◆ EXERCISE OBJECTIVE ◆
Skip the pictures and extract all of the lines exactly as written.

— start of AVAILABLE DATA —

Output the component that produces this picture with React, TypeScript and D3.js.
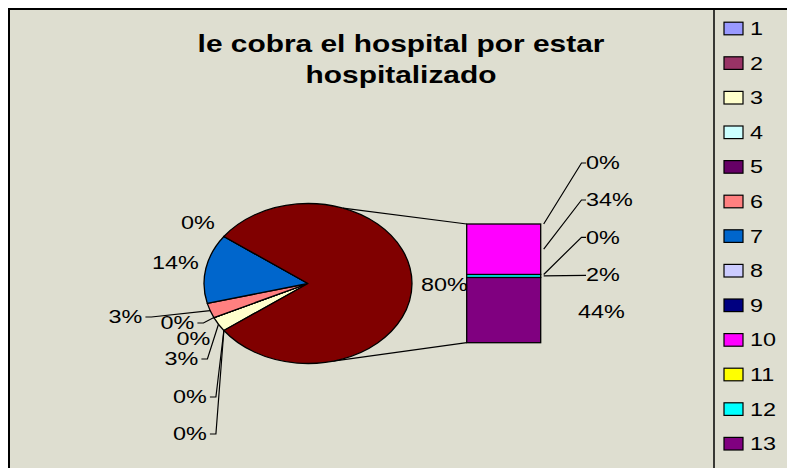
import React from 'react';
import * as d3 from 'd3';

// ---------- data ----------
const categories = ['1', '2', '3', '4', '5', '6', '7', '8', '9', '10', '11', '12', '13'];
const values = [0, 0, 3, 0, 0, 3, 14, 0, 0, 34, 0, 2, 44];
const colors = ['#9999FF', '#993366', '#FFFFCC', '#CCFFFF', '#660066', '#FF8080', '#0066CC',
  '#CCCCFF', '#000080', '#FF00FF', '#FFFF00', '#00FFFF', '#800080'];
const otherColor = '#800000';
const secondPlotCount = 5;
const titleLines = ['le cobra el hospital por estar', 'hospitalizado'];

// ---------- layout ----------
const W = 787, H = 468;
const SX = 1.3; // horizontal stretch of the picture
const FONT = '"Liberation Sans", Arial, Helvetica, sans-serif';
const cx = 308, cy = 283.5, R = 80;
const bar = { x0: 466.7, x1: 540.7, top: 224, bottom: 342.7 };
const connectorAngles = [19.7, 166]; // degrees on pie rim
const pieLabelLayout = [
  { x: 190, y: 434, leader: true },
  { x: 190, y: 397, leader: true },
  { x: 181.5, y: 359, leader: true },
  { x: 193.5, y: 339, leader: false },
  { x: 177.5, y: 323, leader: true },
  { x: 125.5, y: 317, leader: true },
  { x: 175.5, y: 263, leader: false },
  { x: 198, y: 223, leader: false },
];
const otherLabelLayout = { x: 444.5, y: 285 };
const barLabelLayout = [
  { x: 586, y: 163, leader: 'bent' },
  { x: 586, y: 200, leader: 'bent' },
  { x: 586, y: 237.3, leader: 'bent' },
  { x: 586, y: 274.3, leader: 'straight' },
  { x: 578, y: 312, leader: 'none' },
];

const fmt = (v: number, t: number) => `${Math.round((v / t) * 100)}%`;
const textW = (s: string, fs: number) => {
  let w = 0;
  for (const ch of s) w += ch === '%' ? 0.889 : 0.556;
  return w * fs * SX;
};

export default function App() {
  const total = d3.sum(values);
  const nPie = values.length - secondPlotCount;
  const pieVals = values.slice(0, nPie);
  const barVals = values.slice(nPie);
  const other = d3.sum(barVals);
  const start = Math.PI / 2 + (other / total) * Math.PI;
  const pie = d3.pie<number>().sort(null).value((d) => d).startAngle(start).endAngle(start + 2 * Math.PI);
  const arcs = pie([...pieVals, other]);
  const arcGen = d3.arc<d3.PieArcDatum<number>>().innerRadius(0).outerRadius(R);
  const pt = (a: number, r = R): [number, number] => [cx + SX * r * Math.sin(a), cy - r * Math.cos(a)];

  const y = d3.scaleLinear().domain([0, other]).range([bar.bottom, bar.top]);
  // stack from bottom: last category at bottom
  const segs: { i: number; y0: number; y1: number }[] = [];
  let acc = 0;
  for (let k = barVals.length - 1; k >= 0; k--) {
    segs.push({ i: k, y0: y(acc), y1: y(acc + barVals[k]) });
    acc += barVals[k];
  }

  const fs = 18;
  const txt = (s: string, x: number, yy: number, anchor: string, size = fs, weight = 'normal', key?: any) => (
    <text key={key} transform={`translate(${x},${yy}) scale(${SX},1)`} textAnchor={anchor}
      dominantBaseline="central" fontFamily={FONT} fontSize={size} fontWeight={weight} fill="#000">{s}</text>
  );

  const line = d3.line();

  return (
    <svg width={W} height={H} style={{ position: 'absolute', left: 0, top: 0, background: '#fff' }}>
      <rect x={9} y={9} width={W + 20} height={H + 20} fill="#DEDED0" stroke="#000" strokeWidth={2} />
      {/* title */}
      {titleLines.map((t, i) => (
        <text key={i} transform={`translate(401,${52 + i * 31}) scale(${SX},1)`} textAnchor="middle"
          fontFamily={FONT} fontSize={23} fontWeight="bold" fill="#000">{t}</text>
      ))}

      {/* connector lines */}
      {connectorAngles.map((deg, i) => {
        const p = pt((deg * Math.PI) / 180);
        const q: [number, number] = [bar.x0, i === 0 ? bar.top : bar.bottom];
        return <path key={i} d={line([p, q]) || ''} stroke="#000" strokeWidth={1.2} fill="none" />;
      })}

      {/* pie */}
      <g transform={`translate(${cx},${cy}) scale(${SX},1)`}>
        {arcs.map((a, i) => (
          <path key={i} d={arcGen(a) || ''} fill={i < nPie ? colors[i] : otherColor}
            stroke="#000" strokeWidth={1.3} vectorEffect="non-scaling-stroke" strokeLinejoin="round" />
        ))}
      </g>

      {/* bar */}
      {segs.map((s) => (
        <rect key={s.i} x={bar.x0} y={s.y1} width={bar.x1 - bar.x0} height={Math.max(0, s.y0 - s.y1)}
          fill={colors[nPie + s.i]} stroke="#000" strokeWidth={1.3} />
      ))}

      {/* pie labels */}
      {arcs.slice(0, nPie).map((a, i) => {
        const L = pieLabelLayout[i];
        const s = fmt(a.data, total);
        const mid = (a.startAngle + a.endAngle) / 2;
        const anchor = pt(mid);
        const x0 = L.x + textW(s, fs) / 2 + 3;
        return (
          <g key={i}>
            {L.leader && (
              <path d={line([[x0, L.y], [x0 + 6, L.y], anchor]) || ''} stroke="#000" strokeWidth={1.2} fill="none" />
            )}
            {txt(s, L.x, L.y, 'middle')}
          </g>
        );
      })}
      {txt(fmt(other, total), otherLabelLayout.x, otherLabelLayout.y, 'middle')}

      {/* bar labels */}
      {barVals.map((v, k) => {
        const L = barLabelLayout[k];
        const seg = segs.find((s) => s.i === k)!;
        const ay = (seg.y0 + seg.y1) / 2;
        const a: [number, number] = [bar.x1 + 3, ay];
        let d = '';
        if (L.leader === 'bent') d = line([a, [L.x - 4.5, L.y], [L.x, L.y]]) || '';
        if (L.leader === 'straight') d = line([a, [L.x, L.y + 1]]) || '';
        return (
          <g key={k}>
            {d && <path d={d} stroke="#000" strokeWidth={1.2} fill="none" />}
            {txt(fmt(v, total), L.x, L.y, 'start')}
          </g>
        );
      })}

      {/* legend */}
      <line x1={714} y1={9} x2={714} y2={H + 10} stroke="#000" strokeWidth={1.5} />
      {categories.map((c, i) => {
        const yy = 28.5 + i * 34.6;
        return (
          <g key={c}>
            <rect x={724} y={yy - 6.3} width={19} height={12.6} fill={colors[i]} stroke="#000" strokeWidth={1.2} />
            {txt(c, 750, yy, 'start')}
          </g>
        );
      })}
    </svg>
  );
}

— end of AVAILABLE DATA —

◆ EXERCISE SOLUTION ◆
Output the component that produces this picture with React, TypeScript and D3.js.
import React from 'react';
import * as d3 from 'd3';

// ---------- data ----------
const categories = ['1', '2', '3', '4', '5', '6', '7', '8', '9', '10', '11', '12', '13'];
const values = [0, 0, 3, 0, 0, 3, 14, 0, 0, 34, 0, 2, 44];
const colors = ['#9999FF', '#993366', '#FFFFCC', '#CCFFFF', '#660066', '#FF8080', '#0066CC',
  '#CCCCFF', '#000080', '#FF00FF', '#FFFF00', '#00FFFF', '#800080'];
const otherColor = '#800000';
const secondPlotCount = 5;
const titleLines = ['le cobra el hospital por estar', 'hospitalizado'];

// ---------- layout ----------
const W = 787, H = 468;
const SX = 1.3; // horizontal stretch of the picture
const FONT = '"Liberation Sans", Arial, Helvetica, sans-serif';
const cx = 308, cy = 283.5, R = 80;
const bar = { x0: 466.7, x1: 540.7, top: 224, bottom: 342.7 };
const connectorAngles = [19.7, 166]; // degrees on pie rim
const pieLabelLayout = [
  { x: 190, y: 434, leader: true },
  { x: 190, y: 397, leader: true },
  { x: 181.5, y: 359, leader: true },
  { x: 193.5, y: 339, leader: false },
  { x: 177.5, y: 323, leader: true },
  { x: 125.5, y: 317, leader: true },
  { x: 175.5, y: 263, leader: false },
  { x: 198, y: 223, leader: false },
];
const otherLabelLayout = { x: 444.5, y: 285 };
const barLabelLayout = [
  { x: 586, y: 163, leader: 'bent' },
  { x: 586, y: 200, leader: 'bent' },
  { x: 586, y: 237.3, leader: 'bent' },
  { x: 586, y: 274.3, leader: 'straight' },
  { x: 578, y: 312, leader: 'none' },
];

const fmt = (v: number, t: number) => `${Math.round((v / t) * 100)}%`;
const textW = (s: string, fs: number) => {
  let w = 0;
  for (const ch of s) w += ch === '%' ? 0.889 : 0.556;
  return w * fs * SX;
};

export default function App() {
  const total = d3.sum(values);
  const nPie = values.length - secondPlotCount;
  const pieVals = values.slice(0, nPie);
  const barVals = values.slice(nPie);
  const other = d3.sum(barVals);
  const start = Math.PI / 2 + (other / total) * Math.PI;
  const pie = d3.pie<number>().sort(null).value((d) => d).startAngle(start).endAngle(start + 2 * Math.PI);
  const arcs = pie([...pieVals, other]);
  const arcGen = d3.arc<d3.PieArcDatum<number>>().innerRadius(0).outerRadius(R);
  const pt = (a: number, r = R): [number, number] => [cx + SX * r * Math.sin(a), cy - r * Math.cos(a)];

  const y = d3.scaleLinear().domain([0, other]).range([bar.bottom, bar.top]);
  // stack from bottom: last category at bottom
  const segs: { i: number; y0: number; y1: number }[] = [];
  let acc = 0;
  for (let k = barVals.length - 1; k >= 0; k--) {
    segs.push({ i: k, y0: y(acc), y1: y(acc + barVals[k]) });
    acc += barVals[k];
  }

  const fs = 18;
  const txt = (s: string, x: number, yy: number, anchor: string, size = fs, weight = 'normal', key?: any) => (
    <text key={key} transform={`translate(${x},${yy}) scale(${SX},1)`} textAnchor={anchor}
      dominantBaseline="central" fontFamily={FONT} fontSize={size} fontWeight={weight} fill="#000">{s}</text>
  );

  const line = d3.line();

  return (
    <svg width={W} height={H} style={{ position: 'absolute', left: 0, top: 0, background: '#fff' }}>
      <rect x={9} y={9} width={W + 20} height={H + 20} fill="#DEDED0" stroke="#000" strokeWidth={2} />
      {/* title */}
      {titleLines.map((t, i) => (
        <text key={i} transform={`translate(401,${52 + i * 31}) scale(${SX},1)`} textAnchor="middle"
          fontFamily={FONT} fontSize={23} fontWeight="bold" fill="#000">{t}</text>
      ))}

      {/* connector lines */}
      {connectorAngles.map((deg, i) => {
        const p = pt((deg * Math.PI) / 180);
        const q: [number, number] = [bar.x0, i === 0 ? bar.top : bar.bottom];
        return <path key={i} d={line([p, q]) || ''} stroke="#000" strokeWidth={1.2} fill="none" />;
      })}

      {/* pie */}
      <g transform={`translate(${cx},${cy}) scale(${SX},1)`}>
        {arcs.map((a, i) => (
          <path key={i} d={arcGen(a) || ''} fill={i < nPie ? colors[i] : otherColor}
            stroke="#000" strokeWidth={1.3} vectorEffect="non-scaling-stroke" strokeLinejoin="round" />
        ))}
      </g>

      {/* bar */}
      {segs.map((s) => (
        <rect key={s.i} x={bar.x0} y={s.y1} width={bar.x1 - bar.x0} height={Math.max(0, s.y0 - s.y1)}
          fill={colors[nPie + s.i]} stroke="#000" strokeWidth={1.3} />
      ))}

      {/* pie labels */}
      {arcs.slice(0, nPie).map((a, i) => {
        const L = pieLabelLayout[i];
        const s = fmt(a.data, total);
        const mid = (a.startAngle + a.endAngle) / 2;
        const anchor = pt(mid);
        const x0 = L.x + textW(s, fs) / 2 + 3;
        return (
          <g key={i}>
            {L.leader && (
              <path d={line([[x0, L.y], [x0 + 6, L.y], anchor]) || ''} stroke="#000" strokeWidth={1.2} fill="none" />
            )}
            {txt(s, L.x, L.y, 'middle')}
          </g>
        );
      })}
      {txt(fmt(other, total), otherLabelLayout.x, otherLabelLayout.y, 'middle')}

      {/* bar labels */}
      {barVals.map((v, k) => {
        const L = barLabelLayout[k];
        const seg = segs.find((s) => s.i === k)!;
        const ay = (seg.y0 + seg.y1) / 2;
        const a: [number, number] = [bar.x1 + 3, ay];
        let d = '';
        if (L.leader === 'bent') d = line([a, [L.x - 4.5, L.y], [L.x, L.y]]) || '';
        if (L.leader === 'straight') d = line([a, [L.x, L.y + 1]]) || '';
        return (
          <g key={k}>
            {d && <path d={d} stroke="#000" strokeWidth={1.2} fill="none" />}
            {txt(fmt(v, total), L.x, L.y, 'start')}
          </g>
        );
      })}

      {/* legend */}
      <line x1={714} y1={9} x2={714} y2={H + 10} stroke="#000" strokeWidth={1.5} />
      {categories.map((c, i) => {
        const yy = 28.5 + i * 34.6;
        return (
          <g key={c}>
            <rect x={724} y={yy - 6.3} width={19} height={12.6} fill={colors[i]} stroke="#000" strokeWidth={1.2} />
            {txt(c, 750, yy, 'start')}
          </g>
        );
      })}
    </svg>
  );
}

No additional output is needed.